*Given problem*.
Nothing after the line with "import * as" belongs in the copy; extract the lines below from the top through that line, pictures left out.

*Provided data*.

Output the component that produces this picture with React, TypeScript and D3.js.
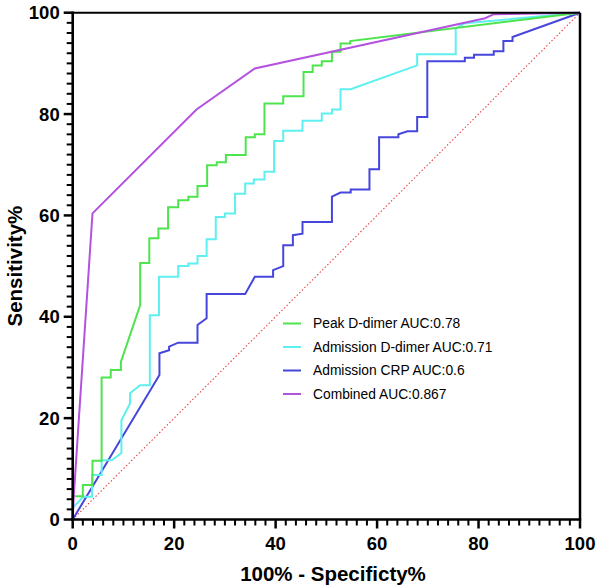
import React from "react";
import * as d3 from "d3";

// ROC curves: [100% - Specificity, Sensitivity]
const peakDdimer: [number, number][] = [
  [0, 0], [0, 4.6], [2, 4.6], [2, 6.8], [3.9, 6.8], [3.9, 11.6], [5.7, 11.6], [5.7, 28], [7.5, 28],
  [7.5, 29.5], [9.5, 29.5], [9.5, 31.1], [13.3, 42.3], [13.3, 50.6], [15.1, 50.6], [15.1, 55.5],
  [16.9, 55.5], [16.9, 57.4], [18.8, 57.4], [18.8, 61.6], [20.8, 61.6], [20.8, 63], [22.8, 63],
  [22.8, 63.7], [24.6, 63.7], [24.6, 65.8], [26.5, 65.8], [26.5, 69.9], [28.4, 69.9], [28.4, 70.5],
  [30.2, 70.5], [30.2, 71.9], [34.1, 71.9], [34.1, 75.4], [35.9, 75.4], [35.9, 76], [37.8, 76],
  [37.8, 82.1], [41.5, 82.1], [41.5, 83.5], [45.5, 83.5], [45.5, 88.3], [47.3, 88.3], [47.3, 89.6],
  [49.1, 89.6], [49.1, 90.4], [51.1, 90.4], [51.1, 92.3], [52.8, 92.3], [52.8, 93.9], [54.7, 93.9],
  [54.7, 94.4], [100, 100],
];
const admissionDdimer: [number, number][] = [
  [0, 0], [0, 2.3], [2.1, 4.5], [3.8, 4.5], [3.8, 8.8], [5.7, 8.8], [5.7, 11.7], [7.7, 11.7],
  [9.6, 13.1], [9.6, 19.6], [11.3, 22.9], [11.3, 24.9], [13.3, 26.5], [15.2, 26.5], [15.2, 40.3],
  [17, 40.3], [17, 47.9], [20.8, 47.9], [20.8, 50], [22.8, 50], [22.8, 50.5], [24.6, 50.5],
  [24.6, 52], [26.4, 52], [26.4, 55.3], [28.2, 55.3], [28.2, 59.7], [30, 59.7], [30, 60.4],
  [32, 60.4], [32, 64.3], [34, 64.3], [34, 66.3], [35.7, 66.3], [35.7, 67.1], [37.8, 67.1],
  [37.8, 68.6], [39.7, 68.6], [39.7, 74.7], [41.5, 74.7], [41.5, 76.7], [45.3, 76.7], [45.3, 78.7],
  [49.1, 78.7], [49.1, 80.1], [51.1, 80.1], [51.1, 80.9], [52.8, 80.9], [52.8, 84.9], [54.8, 84.9],
  [67.9, 89.6], [67.9, 91.8], [75.5, 91.8], [75.5, 96.9], [77.3, 97.9], [100, 100],
];
const admissionCRP: [number, number][] = [
  [0, 0], [17.1, 28.5], [17.1, 32.8], [19, 33.4], [19, 34.1], [20.8, 34.9], [24.6, 34.9],
  [24.6, 38.4], [26.4, 39.7], [26.4, 44.5], [34, 44.5], [35.9, 47.9], [39.5, 47.9], [39.5, 49.2],
  [41.5, 50], [41.5, 54.1], [43.4, 54.1], [43.4, 56.1], [45.3, 56.4], [45.3, 58.7], [51.1, 58.7],
  [51.1, 63.7], [52.8, 64.5], [54.8, 64.5], [54.8, 65.1], [58.5, 65.1], [58.5, 69.1], [60.4, 69.1],
  [60.4, 75.4], [64.2, 75.4], [64.2, 76], [66, 76.6], [67.9, 76.6], [67.9, 79.4], [69.9, 79.4],
  [69.9, 90.4], [77.3, 90.4], [77.3, 91.1], [79.1, 91.1], [79.1, 91.7], [83, 91.7], [83, 92.4],
  [84.9, 92.4], [84.9, 94.4], [86.7, 94.4], [86.7, 95.2], [100, 100],
];
const combined: [number, number][] = [
  [0, 0], [0.2, 4.5], [3.9, 60.4], [24.4, 80.9], [35.9, 89], [81.3, 98.9], [83, 99.7], [100, 100],
];

const seriesNames = [
  "Peak D-dimer AUC:0.78",
  "Admission D-dimer AUC:0.71",
  "Admission CRP AUC:0.6",
  "Combined AUC:0.867",
];
const seriesData = [peakDdimer, admissionDdimer, admissionCRP, combined];
const seriesColors = ["#4ee44e", "#5ef0f0", "#4646dc", "#b452e0"];
// draw order: back to front
const drawOrder = [2, 1, 0, 3];

const majorTicks = [0, 20, 40, 60, 80, 100];
const minorTicks = d3.range(0, 101, 2);

const xTitle = "100% - Specificty%";
const yTitle = "Sensitivity%";

const W = 600;
const H = 586;
const left = 72.7;
const right = 580;
const top = 12.7;
const bottom = 519.5;

export default function App() {
  const x = d3.scaleLinear().domain([0, 100]).range([left, right]);
  const y = d3.scaleLinear().domain([0, 100]).range([bottom, top]);
  const line = d3
    .line<[number, number]>()
    .x((d) => x(d[0]))
    .y((d) => y(d[1]));

  const font = "'Liberation Sans', Arial, Helvetica, sans-serif";

  return (
    <svg
      width={W}
      height={H}
      style={{ position: "absolute", left: 0, top: 0, background: "#fff" }}
      fontFamily={font}
    >
      <rect x={0} y={0} width={W} height={H} fill="#fff" />
      {/* diagonal reference */}
      <line
        x1={x(0)}
        y1={y(0)}
        x2={x(100)}
        y2={y(100)}
        stroke="#e8383a"
        strokeWidth={1.1}
        strokeDasharray="1.4,2.2"
      />
      {/* curves */}
      {drawOrder.map((i) => (
        <path
          key={i}
          d={line(seriesData[i]) || ""}
          fill="none"
          stroke={seriesColors[i]}
          strokeWidth={2}
          strokeLinejoin="miter"
        />
      ))}
      {/* frame top & right */}
      <line x1={x(0)} y1={y(100)} x2={x(100)} y2={y(100)} stroke="#000" strokeWidth={2} />
      <line x1={x(100)} y1={y(100)} x2={x(100)} y2={y(0)} stroke="#000" strokeWidth={2.5} />
      {/* y axis */}
      {minorTicks.map((t) => (
        <line
          key={"ym" + t}
          x1={x(0)}
          x2={x(0) - (t % 20 === 0 ? 9 : 6)}
          y1={y(t)}
          y2={y(t)}
          stroke="#000"
          strokeWidth={t % 20 === 0 ? 2.5 : 2}
        />
      ))}
      <line x1={x(0)} y1={y(0) + 1.5} x2={x(0)} y2={y(100) - 1.2} stroke="#000" strokeWidth={2.6} />
      {majorTicks.map((t) => (
        <text
          key={"yl" + t}
          x={x(0) - 13}
          y={y(t)}
          dy="0.36em"
          textAnchor="end"
          fontSize={18.5}
          fontWeight="bold"
        >
          {t}
        </text>
      ))}
      {/* x axis */}
      {minorTicks.map((t) => (
        <line
          key={"xm" + t}
          x1={x(t)}
          x2={x(t)}
          y1={y(0)}
          y2={y(0) + (t % 20 === 0 ? 9 : 6)}
          stroke="#000"
          strokeWidth={t % 20 === 0 ? 2.5 : 2}
        />
      ))}
      <line x1={x(0) - 1.3} y1={y(0)} x2={x(100) + 1.2} y2={y(0)} stroke="#000" strokeWidth={2.6} />
      {majorTicks.map((t) => (
        <text
          key={"xl" + t}
          x={x(t)}
          y={550}
          textAnchor="middle"
          fontSize={18.5}
          fontWeight="bold"
        >
          {t}
        </text>
      ))}
      {/* axis titles */}
      <text x={333} y={581} textAnchor="middle" fontSize={20.5} fontWeight="bold">
        {xTitle}
      </text>
      <text
        transform={`translate(21.5, ${(top + bottom) / 2}) rotate(-90)`}
        textAnchor="middle"
        fontSize={20.5}
        fontWeight="bold"
      >
        {yTitle}
      </text>
      {/* legend */}
      {seriesNames.map((name, i) => {
        const ly = 323.5 + i * 23.5;
        return (
          <g key={"lg" + i}>
            <line x1={283} x2={301} y1={ly} y2={ly} stroke={seriesColors[i]} strokeWidth={2} />
            <text x={313} y={ly} dy="0.35em" fontSize={13.8}>
              {name}
            </text>
          </g>
        );
      })}
    </svg>
  );
}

*Expected answer*.
Output the component that produces this picture with React, TypeScript and D3.js.
import React from "react";
import * as d3 from "d3";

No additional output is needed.